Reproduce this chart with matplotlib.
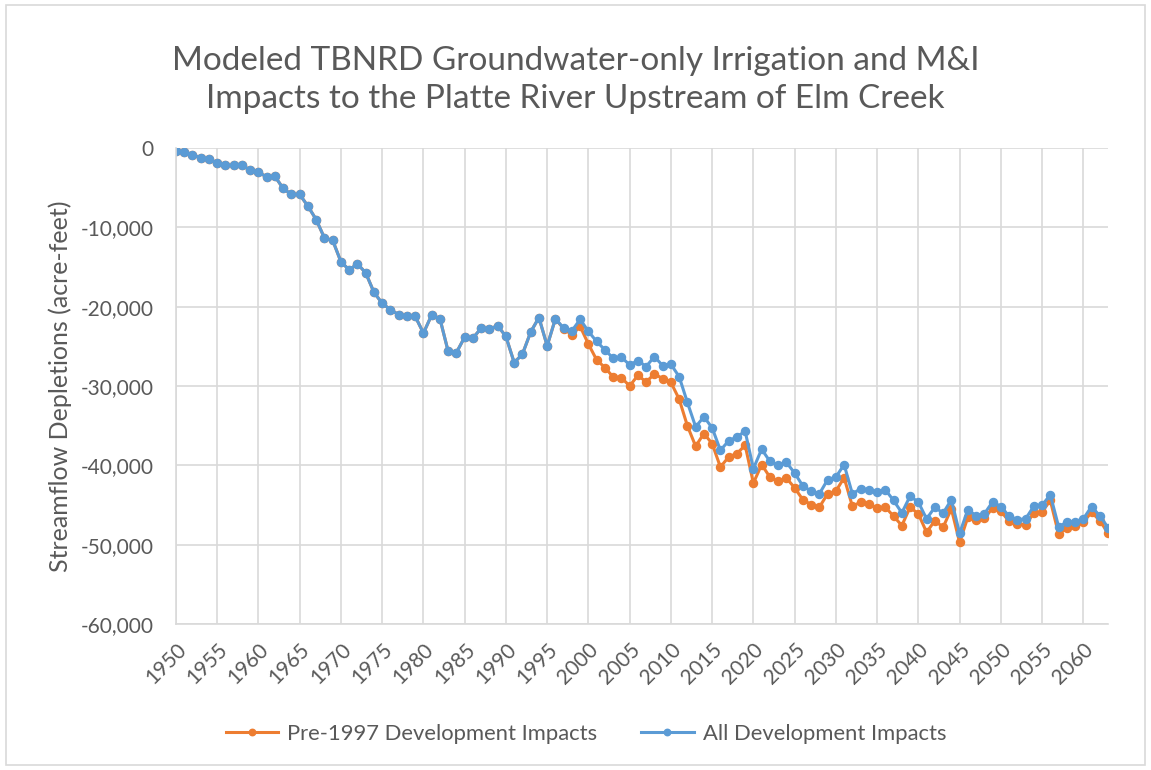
import matplotlib
matplotlib.use("Agg")
import matplotlib.pyplot as plt
from matplotlib.patches import Rectangle
from matplotlib.ticker import FuncFormatter

plt.rcParams['font.family'] = ['Lato', 'DejaVu Sans']

TEXT = '#595959'
GRID = '#D9D9D9'
ORANGE = '#ED7D31'
BLUE = '#5B9BD5'

years = list(range(1950, 2064))

# streamflow depletions, acre-feet
pre1997 = [
    -340, -470, -850, -1230, -1430, -1860, -2190, -2190, -2190, -2780,
    -3080, -3630, -3590, -5100, -5860, -5860, -7340, -9030, -11350, -11650,
    -14350, -15360, -14600, -15740, -18190, -19580, -20380, -21010, -21220, -21220,
    -23330, -21050, -21520, -25650, -25780, -23840, -23970, -22700, -22830, -22400,
    -23760, -27050, -25990, -23200, -21370, -24940, -21520, -22800, -23540, -22490,
    -24720, -26710, -27680, -28860, -28950, -30000, -28650, -29490, -28480, -29070,
    -29540, -31650, -35020, -37590, -35990, -37260, -40210, -38950, -38520, -37470,
    -42240, -39910, -41480, -42030, -41600, -42830, -44340, -44940, -45270, -43590,
    -43250, -41560, -45150, -44640, -44850, -45400, -45270, -46410, -47590, -45270,
    -46120, -48440, -46960, -47810, -45480, -49710, -46540, -46880, -46670, -45400,
    -45780, -47050, -47380, -47470, -46030, -45860, -44430, -48650, -47890, -47640,
    -47170, -45910, -46960, -48570,
]
all_dev = [
    -340, -470, -850, -1230, -1430, -1860, -2190, -2190, -2190, -2780,
    -3080, -3630, -3590, -5100, -5860, -5860, -7340, -9030, -11350, -11650,
    -14350, -15360, -14600, -15740, -18190, -19580, -20380, -21010, -21220, -21220,
    -23330, -21050, -21520, -25650, -25780, -23840, -23970, -22700, -22830, -22400,
    -23760, -27050, -25990, -23200, -21370, -24940, -21520, -22700, -23040, -21600,
    -23120, -24390, -25440, -26500, -26370, -27340, -26790, -27550, -26290, -27430,
    -27260, -28820, -32070, -35150, -33880, -35270, -38100, -36920, -36410, -35700,
    -40420, -37970, -39490, -40000, -39620, -40970, -42600, -43250, -43590, -41810,
    -41480, -39910, -43590, -42950, -43080, -43380, -43080, -44430, -45990, -43880,
    -44640, -46750, -45270, -46030, -44340, -48570, -45610, -46330, -46120, -44600,
    -45190, -46410, -46840, -46750, -45150, -45020, -43710, -47720, -47170, -47090,
    -46750, -45190, -46370, -47850,
]
xticks = list(range(1950, 2061, 5))

fig = plt.figure(figsize=(11.51, 7.70), dpi=100)
ax = fig.add_axes([0.1529, 0.1896, 0.8098, 0.6182])

ax.plot(years, pre1997, color=ORANGE, lw=2.2, marker='o', ms=5.8,
        label='Pre-1997 Development Impacts')
ax.plot(years, all_dev, color=BLUE, lw=2.2, marker='o', ms=5.8,
        label='All Development Impacts')

ax.set_xlim(1950, 2063)
ax.set_ylim(-60000, 0)
ax.set_xticks(xticks)
ax.set_xticklabels([str(y) for y in xticks], rotation=45, ha='right',
                   rotation_mode='anchor')
ax.set_yticks(range(-60000, 1, 10000))
ax.yaxis.set_major_formatter(FuncFormatter(lambda v, p: '{:,.0f}'.format(v)))
ax.tick_params(length=0, labelsize=15, labelcolor=TEXT)
ax.tick_params(axis='y', pad=16)
ax.tick_params(axis='x', pad=11)
ax.grid(True, color=GRID, lw=1.2)
ax.set_axisbelow(True)
for s in ['top', 'right']:
    ax.spines[s].set_visible(False)
for s in ['left', 'bottom']:
    ax.spines[s].set_color(GRID)
    ax.spines[s].set_linewidth(1.2)

ax.set_ylabel('Streamflow Depletions (acre-feet)', fontsize=18, color=TEXT,
              labelpad=6)
fig.text(0.5, 0.896,
         'Modeled TBNRD Groundwater-only Irrigation and M&I\n'
         'Impacts to the Platte River Upstream of Elm Creek',
         ha='center', va='center', fontsize=24, color=TEXT, linespacing=1.3)

fig.legend(loc='center', bbox_to_anchor=(0.509, 0.047), ncol=2, frameon=False,
           fontsize=15.8, labelcolor=TEXT, handlelength=2.4, handletextpad=0.4,
           columnspacing=2.0, markerscale=0.8)

fig.patches.append(Rectangle((0.005, 0.007), 0.99, 0.986, transform=fig.transFigure,
                             fill=False, edgecolor=GRID, lw=1.2))

fig.savefig('out.png', dpi=100)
++++++++
#### OBJECTIVE:
Repeat the lines of the listing above verbatim, beginning at its first line and ending at the line containing "years = list(range(1950, 2064))", which is included. Omit pictures.

#### RESPONSE TO THIS TASK:
Reproduce this chart with matplotlib.
import matplotlib
matplotlib.use("Agg")
import matplotlib.pyplot as plt
from matplotlib.patches import Rectangle
from matplotlib.ticker import FuncFormatter

plt.rcParams['font.family'] = ['Lato', 'DejaVu Sans']

TEXT = '#595959'
GRID = '#D9D9D9'
ORANGE = '#ED7D31'
BLUE = '#5B9BD5'

years = list(range(1950, 2064))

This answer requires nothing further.